— Task prompt —
Write out the entire listing below exactly as it appears, minus any pictures.

○ ○ ○ ○ ○

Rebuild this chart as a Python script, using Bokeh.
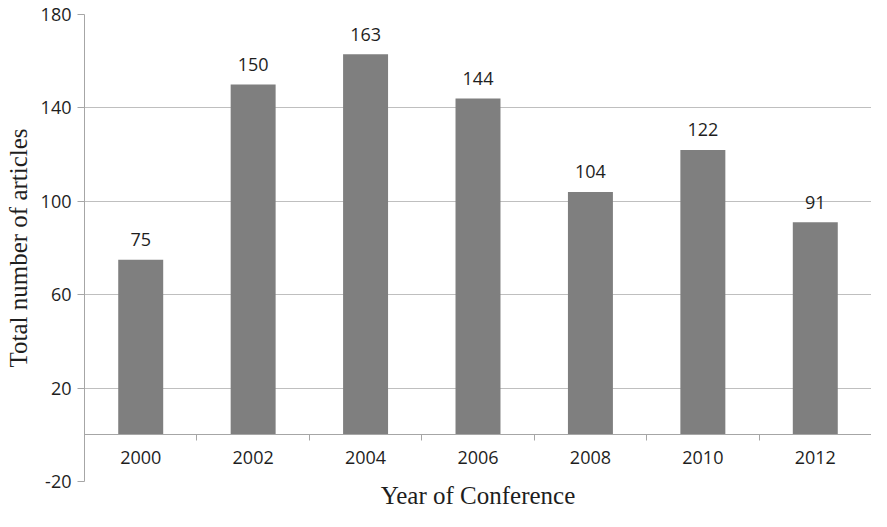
from bokeh.plotting import figure
from bokeh.models import Range1d, LinearAxis, FixedTicker, ColumnDataSource
from bokeh.core.properties import value
from bokeh.embed import file_html
from bokeh.resources import INLINE

years = ["2000", "2002", "2004", "2006", "2008", "2010", "2012"]
articles = [75, 150, 163, 144, 104, 122, 91]
y_ticks = [-20, 20, 60, 100, 140, 180]

x_pos = [i + 0.5 for i in range(len(years))]
boundaries = list(range(1, len(years)))

src = ColumnDataSource(dict(x=x_pos, top=articles, label=[str(v) for v in articles]))

GRID = "#bfbfbf"
AXIS = "#a6a6a6"
TXT = "#1e1e1e"

p = figure(width=871, height=511, output_backend="svg", toolbar_location=None,
           x_range=Range1d(0, len(years)), y_range=Range1d(min(y_ticks), max(y_ticks)),
           x_axis_type=None, min_border_left=84, min_border_right=0,
           min_border_top=14, min_border_bottom=20)
p.outline_line_color = None
p.background_fill_color = "white"

p.vbar(x="x", top="top", bottom=0, width=0.4, source=src,
       fill_color="#7f7f7f", line_color=None)
p.text(x="x", y="top", text="label", source=src, text_align="center",
       text_baseline="alphabetic", y_offset=-20,
       text_font=value("Open Sans"), text_font_size="18px", text_color=TXT)

# y axis
ya = p.yaxis[0]
ya.ticker = FixedTicker(ticks=y_ticks)
ya.major_label_overrides = {t: str(t) for t in y_ticks}
ya.major_tick_out = 7
ya.major_tick_in = 0
ya.minor_tick_line_color = None
ya.axis_line_color = AXIS
ya.major_tick_line_color = AXIS
ya.major_label_text_font = "Open Sans"
ya.major_label_text_font_size = "18px"
ya.major_label_text_color = TXT
ya.major_label_standoff = 6
ya.axis_label = "Total number of articles"
ya.axis_label_text_font = "Liberation Serif"
ya.axis_label_text_font_size = "25px"
ya.axis_label_text_font_style = "normal"
ya.axis_label_text_color = TXT
ya.axis_label_standoff = 6
p.ygrid.ticker = FixedTicker(ticks=y_ticks)
p.ygrid.grid_line_color = GRID

# category separators on the zero line
sep_axis = LinearAxis(fixed_location=0, ticker=FixedTicker(ticks=boundaries),
                      major_tick_out=6, major_tick_in=0, minor_tick_line_color=None,
                      axis_line_color=AXIS, major_tick_line_color=AXIS,
                      major_label_text_alpha=0)
p.add_layout(sep_axis, "below")

# category labels
lab_axis = LinearAxis(fixed_location=0, ticker=FixedTicker(ticks=x_pos),
                      major_label_overrides={x: y for x, y in zip(x_pos, years)},
                      major_tick_out=0, major_tick_in=0, major_tick_line_color=None,
                      minor_tick_line_color=None, axis_line_color=None,
                      major_label_standoff=16, major_label_text_font="Open Sans",
                      major_label_text_font_size="18px", major_label_text_color=TXT)
p.add_layout(lab_axis, "below")

# axis title
title_axis = LinearAxis(ticker=FixedTicker(ticks=[]), axis_line_color=None,
                        major_tick_line_color=None, minor_tick_line_color=None,
                        major_tick_out=0, major_tick_in=0,
                        axis_label="Year of Conference",
                        axis_label_text_font="Liberation Serif",
                        axis_label_text_font_size="25px",
                        axis_label_text_font_style="normal",
                        axis_label_text_color=TXT, axis_label_standoff=0)
p.add_layout(title_axis, "below")

open("out.html", "w").write(file_html(p, INLINE))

○ ○ ○ ○ ○

— Answer to the problem —
Rebuild this chart as a Python script, using Bokeh.
from bokeh.plotting import figure
from bokeh.models import Range1d, LinearAxis, FixedTicker, ColumnDataSource
from bokeh.core.properties import value
from bokeh.embed import file_html
from bokeh.resources import INLINE

years = ["2000", "2002", "2004", "2006", "2008", "2010", "2012"]
articles = [75, 150, 163, 144, 104, 122, 91]
y_ticks = [-20, 20, 60, 100, 140, 180]

x_pos = [i + 0.5 for i in range(len(years))]
boundaries = list(range(1, len(years)))

src = ColumnDataSource(dict(x=x_pos, top=articles, label=[str(v) for v in articles]))

GRID = "#bfbfbf"
AXIS = "#a6a6a6"
TXT = "#1e1e1e"

p = figure(width=871, height=511, output_backend="svg", toolbar_location=None,
           x_range=Range1d(0, len(years)), y_range=Range1d(min(y_ticks), max(y_ticks)),
           x_axis_type=None, min_border_left=84, min_border_right=0,
           min_border_top=14, min_border_bottom=20)
p.outline_line_color = None
p.background_fill_color = "white"

p.vbar(x="x", top="top", bottom=0, width=0.4, source=src,
       fill_color="#7f7f7f", line_color=None)
p.text(x="x", y="top", text="label", source=src, text_align="center",
       text_baseline="alphabetic", y_offset=-20,
       text_font=value("Open Sans"), text_font_size="18px", text_color=TXT)

# y axis
ya = p.yaxis[0]
ya.ticker = FixedTicker(ticks=y_ticks)
ya.major_label_overrides = {t: str(t) for t in y_ticks}
ya.major_tick_out = 7
ya.major_tick_in = 0
ya.minor_tick_line_color = None
ya.axis_line_color = AXIS
ya.major_tick_line_color = AXIS
ya.major_label_text_font = "Open Sans"
ya.major_label_text_font_size = "18px"
ya.major_label_text_color = TXT
ya.major_label_standoff = 6
ya.axis_label = "Total number of articles"
ya.axis_label_text_font = "Liberation Serif"
ya.axis_label_text_font_size = "25px"
ya.axis_label_text_font_style = "normal"
ya.axis_label_text_color = TXT
ya.axis_label_standoff = 6
p.ygrid.ticker = FixedTicker(ticks=y_ticks)
p.ygrid.grid_line_color = GRID

# category separators on the zero line
sep_axis = LinearAxis(fixed_location=0, ticker=FixedTicker(ticks=boundaries),
                      major_tick_out=6, major_tick_in=0, minor_tick_line_color=None,
                      axis_line_color=AXIS, major_tick_line_color=AXIS,
                      major_label_text_alpha=0)
p.add_layout(sep_axis, "below")

# category labels
lab_axis = LinearAxis(fixed_location=0, ticker=FixedTicker(ticks=x_pos),
                      major_label_overrides={x: y for x, y in zip(x_pos, years)},
                      major_tick_out=0, major_tick_in=0, major_tick_line_color=None,
                      minor_tick_line_color=None, axis_line_color=None,
                      major_label_standoff=16, major_label_text_font="Open Sans",
                      major_label_text_font_size="18px", major_label_text_color=TXT)
p.add_layout(lab_axis, "below")

# axis title
title_axis = LinearAxis(ticker=FixedTicker(ticks=[]), axis_line_color=None,
                        major_tick_line_color=None, minor_tick_line_color=None,
                        major_tick_out=0, major_tick_in=0,
                        axis_label="Year of Conference",
                        axis_label_text_font="Liberation Serif",
                        axis_label_text_font_size="25px",
                        axis_label_text_font_style="normal",
                        axis_label_text_color=TXT, axis_label_standoff=0)
p.add_layout(title_axis, "below")

open("out.html", "w").write(file_html(p, INLINE))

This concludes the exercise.